Oh my. This is Catholic Answers after all. God must be included. People do quote Popes but only when they say something agreeable. If not, they are called uneducated. Strange that.
From a theological perspective, to be sure. From a scientific perspective, no.
 
Oh I do. God can be included, but he can’t be included in a “scientific” discussion. I find that very odd. I’m not advocating for putting God in the science classroom, but I can’t exclude Divine Revelation. Neither can the Church which has made a number of statements.
How would one include God in any scientific discussion. If I’m investigating a murder. I have a body with a bullet in it, I have a suspect with a gun and powder burns on his hand, I have witnesses who saw the man shoot the victim. From a scientific perspective, God doesn’t come in to the equation. But how could I ever falsify the accused making the defense that God fooled the witnesses, placed the gun in his hand and put the powder burns on his hand?

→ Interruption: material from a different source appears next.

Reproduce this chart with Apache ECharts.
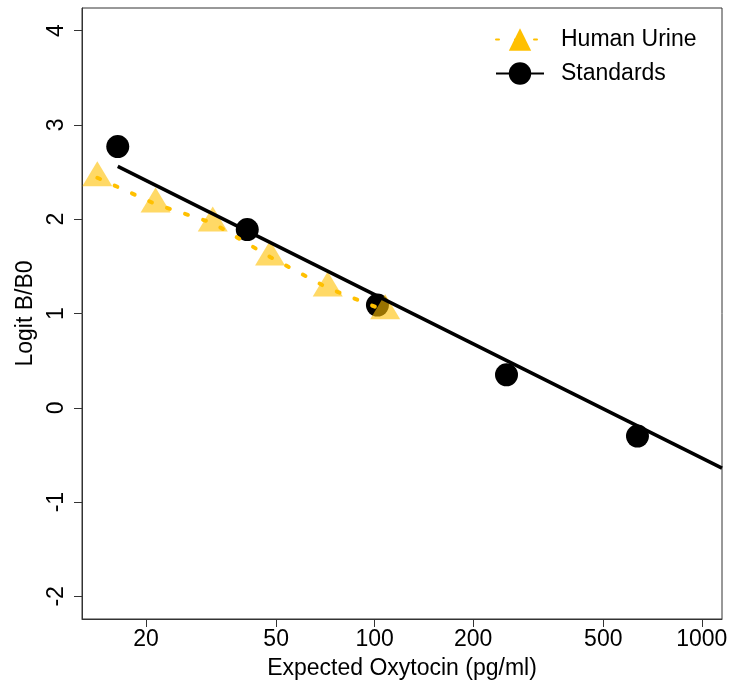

That’s the crux of the problem. God can explain all possible observations on any given inquiry, and thus can’t really explain any. Science simply cannot measure or falsify Divine Intervention. Science doesn’t exclude God out of bias, but rather excludes God because to include Him pretty much kills any investigation.
 
Oh I do. God can be included, but he can’t be included in a “scientific” discussion. I find that very odd. I’m not advocating for putting God in the science classroom, but I can’t exclude Divine Revelation. Neither can the Church which has made a number of statements.
As you already know, and have just confirmed in the other thread, Divine Revelation and the Church offer theological explanations, not scientific ones.

Again, God is always included in ay discussion. But if a divine explanation is presented in a scientific discussion (in which God is already included), then it is no longer a scientific discussion but a theological one.

I wonder how many times I am going to have to explain this.
 
I do understand, but people here explicitly quote the Church in defense of science. You know that.
 
I do understand, but people here explicitly quote the Church in defense of science. You know that.
The Church has largely taken a hands off approach to science for quite some time now. Whatever you think of the Galileo Affair, the fact is that the Church set itself against Renaissance science, and created a divide between science and the Church that troubles both sides still until this day. So far as I can tell, the Church’s view is simply that science is not in conflict with faith, but leaves it up to each person to assess science.
 
You may wish that to be true. I may start saving posts from people who quote the Church in defense of science.
 
You may wish that to be true. I may start saving posts from people who quote the Church in defense of science.
And you selectively quote the Church as some sort of bulwark against evolution and cosmology, which it seems clear to me the Church itself has not done. The Church has voiced no opposition to Cosmology or Evolution, rather making it clear that these are valid theories, and making its theological position clear. You seem to desperately want the Church to be in opposition to these theories, and I simply don’t see that as the case at all.
 
You may wish that to be true. I may start saving posts from people who quote the Church in defense of science.
They quote the church when the church discusses science. If the church offers a divine explanation for an event, it is no longer a scientific discussion.
 
My baloney detector needle is now in the red zone. Switching off.
So tell me how I test for Divine Intervention, or rather, how do I falsify Divine Intervention? Take my example of a murder. How do I falsify the claim that God manufactured the evidence against the accused?
 
I admit your motives are unclear to me, though on the balance of probabilities you seem to want to use Benedict’s statement as being anti-evolution. If you have a more nuanced view, I’m all ears.
 
Does anyone who watched the video or read my OP care to address my questions?